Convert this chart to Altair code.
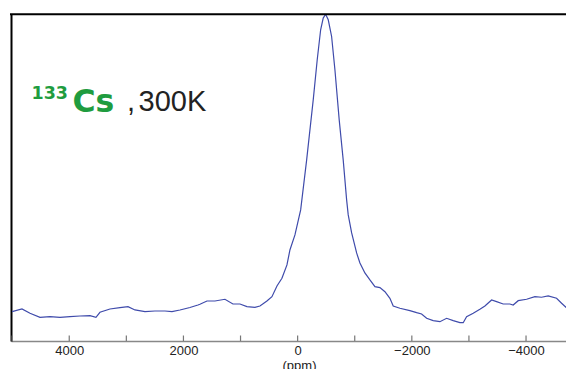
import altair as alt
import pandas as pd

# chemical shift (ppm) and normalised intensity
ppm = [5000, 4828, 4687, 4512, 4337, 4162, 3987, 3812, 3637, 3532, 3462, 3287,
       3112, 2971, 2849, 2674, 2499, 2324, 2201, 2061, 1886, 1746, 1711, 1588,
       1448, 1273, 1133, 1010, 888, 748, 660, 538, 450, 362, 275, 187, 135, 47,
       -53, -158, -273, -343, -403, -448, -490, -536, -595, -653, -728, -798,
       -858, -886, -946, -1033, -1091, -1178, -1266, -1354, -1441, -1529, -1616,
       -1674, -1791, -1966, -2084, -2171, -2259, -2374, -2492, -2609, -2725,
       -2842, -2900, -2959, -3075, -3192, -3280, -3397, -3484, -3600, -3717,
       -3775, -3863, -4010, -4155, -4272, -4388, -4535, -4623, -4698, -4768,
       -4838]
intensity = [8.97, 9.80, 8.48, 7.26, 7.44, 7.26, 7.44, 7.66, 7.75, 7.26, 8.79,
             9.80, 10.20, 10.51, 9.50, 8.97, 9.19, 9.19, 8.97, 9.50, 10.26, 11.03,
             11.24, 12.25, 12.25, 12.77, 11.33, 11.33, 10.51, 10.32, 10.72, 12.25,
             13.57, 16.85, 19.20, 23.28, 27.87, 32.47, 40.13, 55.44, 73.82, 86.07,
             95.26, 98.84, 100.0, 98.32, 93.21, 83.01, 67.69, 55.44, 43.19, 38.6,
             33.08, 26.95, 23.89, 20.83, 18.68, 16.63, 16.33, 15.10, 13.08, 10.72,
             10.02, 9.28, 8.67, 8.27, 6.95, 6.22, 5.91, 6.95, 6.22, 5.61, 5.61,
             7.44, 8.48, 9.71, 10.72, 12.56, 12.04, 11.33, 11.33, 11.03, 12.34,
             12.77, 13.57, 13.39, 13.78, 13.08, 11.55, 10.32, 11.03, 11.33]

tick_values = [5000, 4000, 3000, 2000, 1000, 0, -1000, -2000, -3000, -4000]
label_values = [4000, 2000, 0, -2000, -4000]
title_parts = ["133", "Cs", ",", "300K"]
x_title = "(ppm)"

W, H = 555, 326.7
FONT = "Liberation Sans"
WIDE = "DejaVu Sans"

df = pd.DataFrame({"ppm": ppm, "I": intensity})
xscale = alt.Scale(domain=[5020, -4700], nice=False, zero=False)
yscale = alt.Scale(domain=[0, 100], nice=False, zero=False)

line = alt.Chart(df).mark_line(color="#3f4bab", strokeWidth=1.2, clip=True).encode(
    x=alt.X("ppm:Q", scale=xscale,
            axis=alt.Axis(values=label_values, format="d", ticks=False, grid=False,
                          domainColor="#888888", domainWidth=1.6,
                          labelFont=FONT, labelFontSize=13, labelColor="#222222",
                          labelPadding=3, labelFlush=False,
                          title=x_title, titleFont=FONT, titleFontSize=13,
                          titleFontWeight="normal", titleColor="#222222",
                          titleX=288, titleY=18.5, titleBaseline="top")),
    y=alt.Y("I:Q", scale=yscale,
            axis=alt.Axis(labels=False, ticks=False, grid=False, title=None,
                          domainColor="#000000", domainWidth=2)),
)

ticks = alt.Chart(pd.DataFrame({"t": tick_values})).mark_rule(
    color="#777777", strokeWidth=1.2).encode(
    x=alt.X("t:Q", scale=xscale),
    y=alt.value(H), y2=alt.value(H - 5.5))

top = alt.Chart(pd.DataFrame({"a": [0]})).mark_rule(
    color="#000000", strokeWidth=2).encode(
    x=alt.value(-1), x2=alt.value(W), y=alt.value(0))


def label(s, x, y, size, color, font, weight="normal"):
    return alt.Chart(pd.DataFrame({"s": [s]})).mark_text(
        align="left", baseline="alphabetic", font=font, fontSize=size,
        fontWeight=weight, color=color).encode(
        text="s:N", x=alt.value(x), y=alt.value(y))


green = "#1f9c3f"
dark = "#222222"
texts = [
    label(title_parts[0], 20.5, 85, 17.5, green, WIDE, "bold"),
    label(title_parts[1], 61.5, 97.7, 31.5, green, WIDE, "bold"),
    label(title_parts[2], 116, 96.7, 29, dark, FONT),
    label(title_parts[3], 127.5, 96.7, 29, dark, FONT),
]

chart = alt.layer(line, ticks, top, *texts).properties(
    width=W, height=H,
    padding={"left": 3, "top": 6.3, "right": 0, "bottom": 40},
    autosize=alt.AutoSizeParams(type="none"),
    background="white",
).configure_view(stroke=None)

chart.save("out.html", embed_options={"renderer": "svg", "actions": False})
------------------------------
### YOUR INSTRUCTIONS
Make an exact copy of the data above, pictures excluded.

### EXPECTED OUTPUT
Convert this chart to Altair code.
import altair as alt
import pandas as pd

# chemical shift (ppm) and normalised intensity
ppm = [5000, 4828, 4687, 4512, 4337, 4162, 3987, 3812, 3637, 3532, 3462, 3287,
       3112, 2971, 2849, 2674, 2499, 2324, 2201, 2061, 1886, 1746, 1711, 1588,
       1448, 1273, 1133, 1010, 888, 748, 660, 538, 450, 362, 275, 187, 135, 47,
       -53, -158, -273, -343, -403, -448, -490, -536, -595, -653, -728, -798,
       -858, -886, -946, -1033, -1091, -1178, -1266, -1354, -1441, -1529, -1616,
       -1674, -1791, -1966, -2084, -2171, -2259, -2374, -2492, -2609, -2725,
       -2842, -2900, -2959, -3075, -3192, -3280, -3397, -3484, -3600, -3717,
       -3775, -3863, -4010, -4155, -4272, -4388, -4535, -4623, -4698, -4768,
       -4838]
intensity = [8.97, 9.80, 8.48, 7.26, 7.44, 7.26, 7.44, 7.66, 7.75, 7.26, 8.79,
             9.80, 10.20, 10.51, 9.50, 8.97, 9.19, 9.19, 8.97, 9.50, 10.26, 11.03,
             11.24, 12.25, 12.25, 12.77, 11.33, 11.33, 10.51, 10.32, 10.72, 12.25,
             13.57, 16.85, 19.20, 23.28, 27.87, 32.47, 40.13, 55.44, 73.82, 86.07,
             95.26, 98.84, 100.0, 98.32, 93.21, 83.01, 67.69, 55.44, 43.19, 38.6,
             33.08, 26.95, 23.89, 20.83, 18.68, 16.63, 16.33, 15.10, 13.08, 10.72,
             10.02, 9.28, 8.67, 8.27, 6.95, 6.22, 5.91, 6.95, 6.22, 5.61, 5.61,
             7.44, 8.48, 9.71, 10.72, 12.56, 12.04, 11.33, 11.33, 11.03, 12.34,
             12.77, 13.57, 13.39, 13.78, 13.08, 11.55, 10.32, 11.03, 11.33]

tick_values = [5000, 4000, 3000, 2000, 1000, 0, -1000, -2000, -3000, -4000]
label_values = [4000, 2000, 0, -2000, -4000]
title_parts = ["133", "Cs", ",", "300K"]
x_title = "(ppm)"

W, H = 555, 326.7
FONT = "Liberation Sans"
WIDE = "DejaVu Sans"

df = pd.DataFrame({"ppm": ppm, "I": intensity})
xscale = alt.Scale(domain=[5020, -4700], nice=False, zero=False)
yscale = alt.Scale(domain=[0, 100], nice=False, zero=False)

line = alt.Chart(df).mark_line(color="#3f4bab", strokeWidth=1.2, clip=True).encode(
    x=alt.X("ppm:Q", scale=xscale,
            axis=alt.Axis(values=label_values, format="d", ticks=False, grid=False,
                          domainColor="#888888", domainWidth=1.6,
                          labelFont=FONT, labelFontSize=13, labelColor="#222222",
                          labelPadding=3, labelFlush=False,
                          title=x_title, titleFont=FONT, titleFontSize=13,
                          titleFontWeight="normal", titleColor="#222222",
                          titleX=288, titleY=18.5, titleBaseline="top")),
    y=alt.Y("I:Q", scale=yscale,
            axis=alt.Axis(labels=False, ticks=False, grid=False, title=None,
                          domainColor="#000000", domainWidth=2)),
)

ticks = alt.Chart(pd.DataFrame({"t": tick_values})).mark_rule(
    color="#777777", strokeWidth=1.2).encode(
    x=alt.X("t:Q", scale=xscale),
    y=alt.value(H), y2=alt.value(H - 5.5))

top = alt.Chart(pd.DataFrame({"a": [0]})).mark_rule(
    color="#000000", strokeWidth=2).encode(
    x=alt.value(-1), x2=alt.value(W), y=alt.value(0))


def label(s, x, y, size, color, font, weight="normal"):
    return alt.Chart(pd.DataFrame({"s": [s]})).mark_text(
        align="left", baseline="alphabetic", font=font, fontSize=size,
        fontWeight=weight, color=color).encode(
        text="s:N", x=alt.value(x), y=alt.value(y))


green = "#1f9c3f"
dark = "#222222"
texts = [
    label(title_parts[0], 20.5, 85, 17.5, green, WIDE, "bold"),
    label(title_parts[1], 61.5, 97.7, 31.5, green, WIDE, "bold"),
    label(title_parts[2], 116, 96.7, 29, dark, FONT),
    label(title_parts[3], 127.5, 96.7, 29, dark, FONT),
]

chart = alt.layer(line, ticks, top, *texts).properties(
    width=W, height=H,
    padding={"left": 3, "top": 6.3, "right": 0, "bottom": 40},
    autosize=alt.AutoSizeParams(type="none"),
    background="white",
).configure_view(stroke=None)

chart.save("out.html", embed_options={"renderer": "svg", "actions": False})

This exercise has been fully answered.